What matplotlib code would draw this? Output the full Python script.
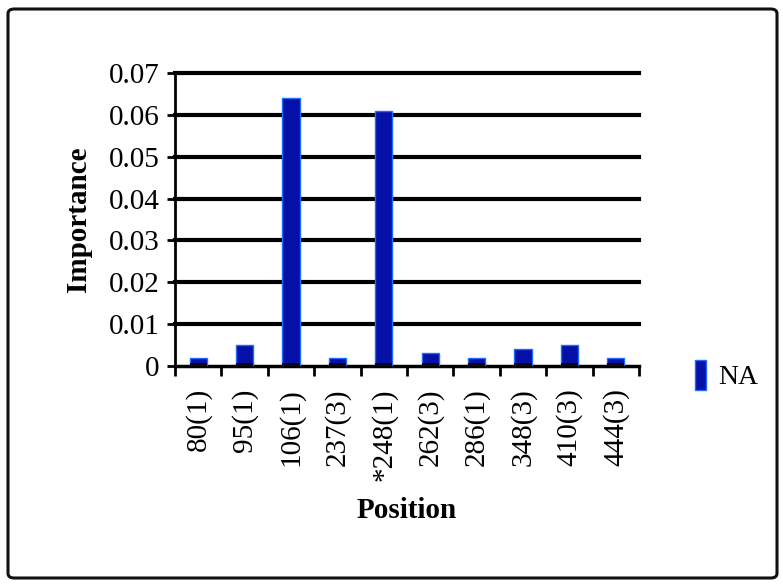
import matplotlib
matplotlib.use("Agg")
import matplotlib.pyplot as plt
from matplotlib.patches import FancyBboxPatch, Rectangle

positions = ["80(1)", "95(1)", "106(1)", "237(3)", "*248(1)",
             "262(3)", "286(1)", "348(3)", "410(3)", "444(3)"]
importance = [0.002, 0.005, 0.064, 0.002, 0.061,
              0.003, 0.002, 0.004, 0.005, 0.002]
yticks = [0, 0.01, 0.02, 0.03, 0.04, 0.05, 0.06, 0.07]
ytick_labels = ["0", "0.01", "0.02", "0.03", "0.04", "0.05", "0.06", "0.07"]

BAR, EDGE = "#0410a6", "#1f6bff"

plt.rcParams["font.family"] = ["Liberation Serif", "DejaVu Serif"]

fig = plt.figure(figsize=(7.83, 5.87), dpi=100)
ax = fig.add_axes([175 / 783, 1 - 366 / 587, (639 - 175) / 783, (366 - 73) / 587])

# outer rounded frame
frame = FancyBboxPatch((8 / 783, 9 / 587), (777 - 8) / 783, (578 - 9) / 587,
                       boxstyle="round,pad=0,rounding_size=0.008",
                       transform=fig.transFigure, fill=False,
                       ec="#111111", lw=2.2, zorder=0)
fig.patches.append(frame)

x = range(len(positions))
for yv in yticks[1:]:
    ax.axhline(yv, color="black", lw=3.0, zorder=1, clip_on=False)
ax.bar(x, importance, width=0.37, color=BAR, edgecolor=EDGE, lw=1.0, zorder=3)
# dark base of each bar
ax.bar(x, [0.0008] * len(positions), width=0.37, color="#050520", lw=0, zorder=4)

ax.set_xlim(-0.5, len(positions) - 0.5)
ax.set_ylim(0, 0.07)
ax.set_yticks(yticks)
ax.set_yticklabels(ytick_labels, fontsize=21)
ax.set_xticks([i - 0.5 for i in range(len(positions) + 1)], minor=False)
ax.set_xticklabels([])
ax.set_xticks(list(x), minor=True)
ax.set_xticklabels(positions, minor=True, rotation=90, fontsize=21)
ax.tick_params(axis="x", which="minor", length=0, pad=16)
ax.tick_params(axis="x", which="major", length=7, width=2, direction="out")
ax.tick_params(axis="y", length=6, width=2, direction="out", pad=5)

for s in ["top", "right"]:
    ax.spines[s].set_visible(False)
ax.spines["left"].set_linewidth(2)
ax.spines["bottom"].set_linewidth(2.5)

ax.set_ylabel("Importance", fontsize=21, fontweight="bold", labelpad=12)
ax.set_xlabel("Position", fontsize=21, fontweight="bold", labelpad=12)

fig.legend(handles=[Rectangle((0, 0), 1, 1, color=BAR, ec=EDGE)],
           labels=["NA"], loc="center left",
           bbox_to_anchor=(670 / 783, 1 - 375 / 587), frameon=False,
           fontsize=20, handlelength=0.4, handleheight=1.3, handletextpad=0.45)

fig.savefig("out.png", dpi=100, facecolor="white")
==*==
## Exercise objective
All of the data above should be transcribed verbatim, with pictures omitted.

## Task answer
What matplotlib code would draw this? Output the full Python script.
import matplotlib
matplotlib.use("Agg")
import matplotlib.pyplot as plt
from matplotlib.patches import FancyBboxPatch, Rectangle

positions = ["80(1)", "95(1)", "106(1)", "237(3)", "*248(1)",
             "262(3)", "286(1)", "348(3)", "410(3)", "444(3)"]
importance = [0.002, 0.005, 0.064, 0.002, 0.061,
              0.003, 0.002, 0.004, 0.005, 0.002]
yticks = [0, 0.01, 0.02, 0.03, 0.04, 0.05, 0.06, 0.07]
ytick_labels = ["0", "0.01", "0.02", "0.03", "0.04", "0.05", "0.06", "0.07"]

BAR, EDGE = "#0410a6", "#1f6bff"

plt.rcParams["font.family"] = ["Liberation Serif", "DejaVu Serif"]

fig = plt.figure(figsize=(7.83, 5.87), dpi=100)
ax = fig.add_axes([175 / 783, 1 - 366 / 587, (639 - 175) / 783, (366 - 73) / 587])

# outer rounded frame
frame = FancyBboxPatch((8 / 783, 9 / 587), (777 - 8) / 783, (578 - 9) / 587,
                       boxstyle="round,pad=0,rounding_size=0.008",
                       transform=fig.transFigure, fill=False,
                       ec="#111111", lw=2.2, zorder=0)
fig.patches.append(frame)

x = range(len(positions))
for yv in yticks[1:]:
    ax.axhline(yv, color="black", lw=3.0, zorder=1, clip_on=False)
ax.bar(x, importance, width=0.37, color=BAR, edgecolor=EDGE, lw=1.0, zorder=3)
# dark base of each bar
ax.bar(x, [0.0008] * len(positions), width=0.37, color="#050520", lw=0, zorder=4)

ax.set_xlim(-0.5, len(positions) - 0.5)
ax.set_ylim(0, 0.07)
ax.set_yticks(yticks)
ax.set_yticklabels(ytick_labels, fontsize=21)
ax.set_xticks([i - 0.5 for i in range(len(positions) + 1)], minor=False)
ax.set_xticklabels([])
ax.set_xticks(list(x), minor=True)
ax.set_xticklabels(positions, minor=True, rotation=90, fontsize=21)
ax.tick_params(axis="x", which="minor", length=0, pad=16)
ax.tick_params(axis="x", which="major", length=7, width=2, direction="out")
ax.tick_params(axis="y", length=6, width=2, direction="out", pad=5)

for s in ["top", "right"]:
    ax.spines[s].set_visible(False)
ax.spines["left"].set_linewidth(2)
ax.spines["bottom"].set_linewidth(2.5)

ax.set_ylabel("Importance", fontsize=21, fontweight="bold", labelpad=12)
ax.set_xlabel("Position", fontsize=21, fontweight="bold", labelpad=12)

fig.legend(handles=[Rectangle((0, 0), 1, 1, color=BAR, ec=EDGE)],
           labels=["NA"], loc="center left",
           bbox_to_anchor=(670 / 783, 1 - 375 / 587), frameon=False,
           fontsize=20, handlelength=0.4, handleheight=1.3, handletextpad=0.45)

fig.savefig("out.png", dpi=100, facecolor="white")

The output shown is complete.